Stated task
Go through the entries and transcribe each one exactly, dropping the pictures.

Input data
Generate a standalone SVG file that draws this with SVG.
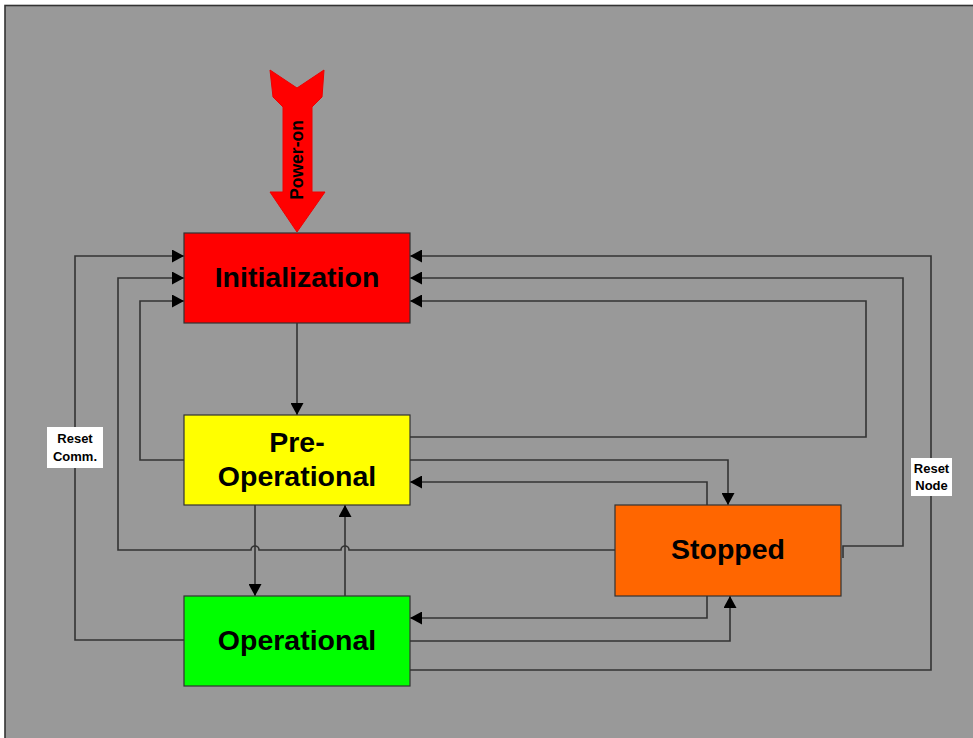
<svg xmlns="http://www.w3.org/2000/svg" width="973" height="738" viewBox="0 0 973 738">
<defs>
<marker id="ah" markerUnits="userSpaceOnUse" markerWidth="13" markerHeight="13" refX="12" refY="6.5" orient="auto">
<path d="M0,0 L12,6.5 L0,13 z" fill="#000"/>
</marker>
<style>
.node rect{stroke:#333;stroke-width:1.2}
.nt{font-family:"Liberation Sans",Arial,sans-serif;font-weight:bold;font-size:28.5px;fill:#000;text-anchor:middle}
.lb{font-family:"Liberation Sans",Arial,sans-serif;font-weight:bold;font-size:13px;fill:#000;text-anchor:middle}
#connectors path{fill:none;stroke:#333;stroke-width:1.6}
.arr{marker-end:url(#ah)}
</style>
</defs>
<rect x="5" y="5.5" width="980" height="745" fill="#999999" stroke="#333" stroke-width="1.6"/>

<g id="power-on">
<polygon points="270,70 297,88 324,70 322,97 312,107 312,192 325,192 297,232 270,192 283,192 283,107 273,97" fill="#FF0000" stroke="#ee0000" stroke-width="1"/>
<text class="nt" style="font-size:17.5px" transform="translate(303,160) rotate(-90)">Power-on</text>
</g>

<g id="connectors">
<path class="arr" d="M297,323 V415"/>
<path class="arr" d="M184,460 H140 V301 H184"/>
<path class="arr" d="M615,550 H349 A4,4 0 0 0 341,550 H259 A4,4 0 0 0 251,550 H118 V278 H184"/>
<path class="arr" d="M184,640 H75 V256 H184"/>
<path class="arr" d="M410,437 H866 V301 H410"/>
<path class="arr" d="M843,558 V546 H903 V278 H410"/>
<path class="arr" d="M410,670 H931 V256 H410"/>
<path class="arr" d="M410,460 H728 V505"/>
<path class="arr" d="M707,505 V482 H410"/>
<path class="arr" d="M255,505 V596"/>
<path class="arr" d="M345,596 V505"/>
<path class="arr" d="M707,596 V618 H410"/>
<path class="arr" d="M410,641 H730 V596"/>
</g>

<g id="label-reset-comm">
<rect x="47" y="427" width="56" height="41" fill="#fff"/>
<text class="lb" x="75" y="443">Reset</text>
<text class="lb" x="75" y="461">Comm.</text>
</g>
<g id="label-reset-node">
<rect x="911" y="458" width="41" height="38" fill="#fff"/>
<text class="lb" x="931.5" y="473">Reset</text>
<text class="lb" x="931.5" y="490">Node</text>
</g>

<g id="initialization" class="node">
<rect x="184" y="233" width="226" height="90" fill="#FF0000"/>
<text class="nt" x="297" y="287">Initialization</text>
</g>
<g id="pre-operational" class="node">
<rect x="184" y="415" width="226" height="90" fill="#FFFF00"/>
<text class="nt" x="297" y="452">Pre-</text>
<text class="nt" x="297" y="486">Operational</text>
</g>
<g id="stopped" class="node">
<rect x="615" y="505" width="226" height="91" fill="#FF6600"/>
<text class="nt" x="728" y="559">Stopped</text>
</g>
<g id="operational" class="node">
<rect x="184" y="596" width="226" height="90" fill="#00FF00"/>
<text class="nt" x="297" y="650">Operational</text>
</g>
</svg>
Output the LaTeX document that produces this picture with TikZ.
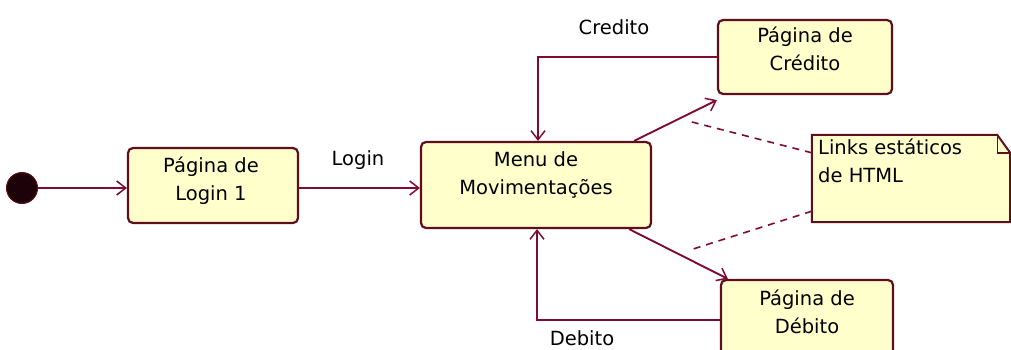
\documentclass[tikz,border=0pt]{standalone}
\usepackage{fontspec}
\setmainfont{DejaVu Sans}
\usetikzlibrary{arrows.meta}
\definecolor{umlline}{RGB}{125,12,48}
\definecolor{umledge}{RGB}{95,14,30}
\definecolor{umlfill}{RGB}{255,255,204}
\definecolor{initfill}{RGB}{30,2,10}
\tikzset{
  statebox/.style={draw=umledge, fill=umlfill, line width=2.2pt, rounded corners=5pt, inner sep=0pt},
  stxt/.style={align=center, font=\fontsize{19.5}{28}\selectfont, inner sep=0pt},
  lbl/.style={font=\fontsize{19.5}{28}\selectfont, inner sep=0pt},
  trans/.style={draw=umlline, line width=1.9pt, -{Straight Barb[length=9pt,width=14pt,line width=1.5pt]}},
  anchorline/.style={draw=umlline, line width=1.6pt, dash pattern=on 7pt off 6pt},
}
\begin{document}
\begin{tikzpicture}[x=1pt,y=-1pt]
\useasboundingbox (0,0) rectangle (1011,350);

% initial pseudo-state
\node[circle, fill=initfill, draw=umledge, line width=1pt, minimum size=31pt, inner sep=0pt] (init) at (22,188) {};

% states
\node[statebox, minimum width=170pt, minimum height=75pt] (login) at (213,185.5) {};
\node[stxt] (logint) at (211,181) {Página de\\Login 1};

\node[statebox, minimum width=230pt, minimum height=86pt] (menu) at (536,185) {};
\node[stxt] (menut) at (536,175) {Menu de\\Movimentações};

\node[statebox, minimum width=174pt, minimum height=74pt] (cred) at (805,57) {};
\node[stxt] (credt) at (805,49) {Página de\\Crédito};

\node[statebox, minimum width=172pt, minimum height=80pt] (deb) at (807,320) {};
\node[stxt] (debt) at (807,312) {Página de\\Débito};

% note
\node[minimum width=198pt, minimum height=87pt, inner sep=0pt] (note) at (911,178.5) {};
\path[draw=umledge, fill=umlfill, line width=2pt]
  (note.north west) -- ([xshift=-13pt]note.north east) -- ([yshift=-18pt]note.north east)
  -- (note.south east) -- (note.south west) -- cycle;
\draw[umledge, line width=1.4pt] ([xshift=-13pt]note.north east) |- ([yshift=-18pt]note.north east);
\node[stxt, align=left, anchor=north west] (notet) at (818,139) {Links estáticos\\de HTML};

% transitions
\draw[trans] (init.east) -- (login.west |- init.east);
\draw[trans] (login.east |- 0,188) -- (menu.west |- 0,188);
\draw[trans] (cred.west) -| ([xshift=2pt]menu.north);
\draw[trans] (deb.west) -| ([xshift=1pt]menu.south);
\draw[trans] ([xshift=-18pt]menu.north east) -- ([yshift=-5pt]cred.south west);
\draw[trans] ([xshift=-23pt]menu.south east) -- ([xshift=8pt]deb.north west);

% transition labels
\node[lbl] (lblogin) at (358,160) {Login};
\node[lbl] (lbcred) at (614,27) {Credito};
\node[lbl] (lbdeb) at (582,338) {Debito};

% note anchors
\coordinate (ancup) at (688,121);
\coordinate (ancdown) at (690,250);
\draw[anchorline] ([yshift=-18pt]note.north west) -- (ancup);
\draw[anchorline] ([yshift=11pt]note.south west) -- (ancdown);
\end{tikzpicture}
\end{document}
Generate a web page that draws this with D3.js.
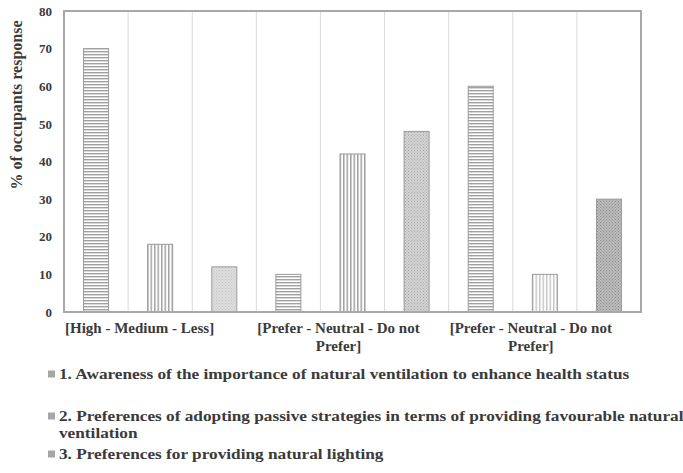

Response to this exercise
Generate a standalone SVG file that draws this with SVG.
<svg xmlns="http://www.w3.org/2000/svg" width="973" height="738" viewBox="0 0 973 738">
<defs>
<marker id="ah" markerUnits="userSpaceOnUse" markerWidth="13" markerHeight="13" refX="12" refY="6.5" orient="auto">
<path d="M0,0 L12,6.5 L0,13 z" fill="#000"/>
</marker>
<style>
.node rect{stroke:#333;stroke-width:1.2}
.nt{font-family:"Liberation Sans",Arial,sans-serif;font-weight:bold;font-size:28.5px;fill:#000;text-anchor:middle}
.lb{font-family:"Liberation Sans",Arial,sans-serif;font-weight:bold;font-size:13px;fill:#000;text-anchor:middle}
#connectors path{fill:none;stroke:#333;stroke-width:1.6}
.arr{marker-end:url(#ah)}
</style>
</defs>
<rect x="5" y="5.5" width="980" height="745" fill="#999999" stroke="#333" stroke-width="1.6"/>

<g id="power-on">
<polygon points="270,70 297,88 324,70 322,97 312,107 312,192 325,192 297,232 270,192 283,192 283,107 273,97" fill="#FF0000" stroke="#ee0000" stroke-width="1"/>
<text class="nt" style="font-size:17.5px" transform="translate(303,160) rotate(-90)">Power-on</text>
</g>

<g id="connectors">
<path class="arr" d="M297,323 V415"/>
<path class="arr" d="M184,460 H140 V301 H184"/>
<path class="arr" d="M615,550 H349 A4,4 0 0 0 341,550 H259 A4,4 0 0 0 251,550 H118 V278 H184"/>
<path class="arr" d="M184,640 H75 V256 H184"/>
<path class="arr" d="M410,437 H866 V301 H410"/>
<path class="arr" d="M843,558 V546 H903 V278 H410"/>
<path class="arr" d="M410,670 H931 V256 H410"/>
<path class="arr" d="M410,460 H728 V505"/>
<path class="arr" d="M707,505 V482 H410"/>
<path class="arr" d="M255,505 V596"/>
<path class="arr" d="M345,596 V505"/>
<path class="arr" d="M707,596 V618 H410"/>
<path class="arr" d="M410,641 H730 V596"/>
</g>

<g id="label-reset-comm">
<rect x="47" y="427" width="56" height="41" fill="#fff"/>
<text class="lb" x="75" y="443">Reset</text>
<text class="lb" x="75" y="461">Comm.</text>
</g>
<g id="label-reset-node">
<rect x="911" y="458" width="41" height="38" fill="#fff"/>
<text class="lb" x="931.5" y="473">Reset</text>
<text class="lb" x="931.5" y="490">Node</text>
</g>

<g id="initialization" class="node">
<rect x="184" y="233" width="226" height="90" fill="#FF0000"/>
<text class="nt" x="297" y="287">Initialization</text>
</g>
<g id="pre-operational" class="node">
<rect x="184" y="415" width="226" height="90" fill="#FFFF00"/>
<text class="nt" x="297" y="452">Pre-</text>
<text class="nt" x="297" y="486">Operational</text>
</g>
<g id="stopped" class="node">
<rect x="615" y="505" width="226" height="91" fill="#FF6600"/>
<text class="nt" x="728" y="559">Stopped</text>
</g>
<g id="operational" class="node">
<rect x="184" y="596" width="226" height="90" fill="#00FF00"/>
<text class="nt" x="297" y="650">Operational</text>
</g>
</svg>
Output the LaTeX document that produces this picture with TikZ.
\documentclass[tikz,border=0pt]{standalone}
\usepackage{fontspec}
\setmainfont{DejaVu Sans}
\usetikzlibrary{arrows.meta}
\definecolor{umlline}{RGB}{125,12,48}
\definecolor{umledge}{RGB}{95,14,30}
\definecolor{umlfill}{RGB}{255,255,204}
\definecolor{initfill}{RGB}{30,2,10}
\tikzset{
  statebox/.style={draw=umledge, fill=umlfill, line width=2.2pt, rounded corners=5pt, inner sep=0pt},
  stxt/.style={align=center, font=\fontsize{19.5}{28}\selectfont, inner sep=0pt},
  lbl/.style={font=\fontsize{19.5}{28}\selectfont, inner sep=0pt},
  trans/.style={draw=umlline, line width=1.9pt, -{Straight Barb[length=9pt,width=14pt,line width=1.5pt]}},
  anchorline/.style={draw=umlline, line width=1.6pt, dash pattern=on 7pt off 6pt},
}
\begin{document}
\begin{tikzpicture}[x=1pt,y=-1pt]
\useasboundingbox (0,0) rectangle (1011,350);

% initial pseudo-state
\node[circle, fill=initfill, draw=umledge, line width=1pt, minimum size=31pt, inner sep=0pt] (init) at (22,188) {};

% states
\node[statebox, minimum width=170pt, minimum height=75pt] (login) at (213,185.5) {};
\node[stxt] (logint) at (211,181) {Página de\\Login 1};

\node[statebox, minimum width=230pt, minimum height=86pt] (menu) at (536,185) {};
\node[stxt] (menut) at (536,175) {Menu de\\Movimentações};

\node[statebox, minimum width=174pt, minimum height=74pt] (cred) at (805,57) {};
\node[stxt] (credt) at (805,49) {Página de\\Crédito};

\node[statebox, minimum width=172pt, minimum height=80pt] (deb) at (807,320) {};
\node[stxt] (debt) at (807,312) {Página de\\Débito};

% note
\node[minimum width=198pt, minimum height=87pt, inner sep=0pt] (note) at (911,178.5) {};
\path[draw=umledge, fill=umlfill, line width=2pt]
  (note.north west) -- ([xshift=-13pt]note.north east) -- ([yshift=-18pt]note.north east)
  -- (note.south east) -- (note.south west) -- cycle;
\draw[umledge, line width=1.4pt] ([xshift=-13pt]note.north east) |- ([yshift=-18pt]note.north east);
\node[stxt, align=left, anchor=north west] (notet) at (818,139) {Links estáticos\\de HTML};

% transitions
\draw[trans] (init.east) -- (login.west |- init.east);
\draw[trans] (login.east |- 0,188) -- (menu.west |- 0,188);
\draw[trans] (cred.west) -| ([xshift=2pt]menu.north);
\draw[trans] (deb.west) -| ([xshift=1pt]menu.south);
\draw[trans] ([xshift=-18pt]menu.north east) -- ([yshift=-5pt]cred.south west);
\draw[trans] ([xshift=-23pt]menu.south east) -- ([xshift=8pt]deb.north west);

% transition labels
\node[lbl] (lblogin) at (358,160) {Login};
\node[lbl] (lbcred) at (614,27) {Credito};
\node[lbl] (lbdeb) at (582,338) {Debito};

% note anchors
\coordinate (ancup) at (688,121);
\coordinate (ancdown) at (690,250);
\draw[anchorline] ([yshift=-18pt]note.north west) -- (ancup);
\draw[anchorline] ([yshift=11pt]note.south west) -- (ancdown);
\end{tikzpicture}
\end{document}
Generate a web page that draws this with D3.js.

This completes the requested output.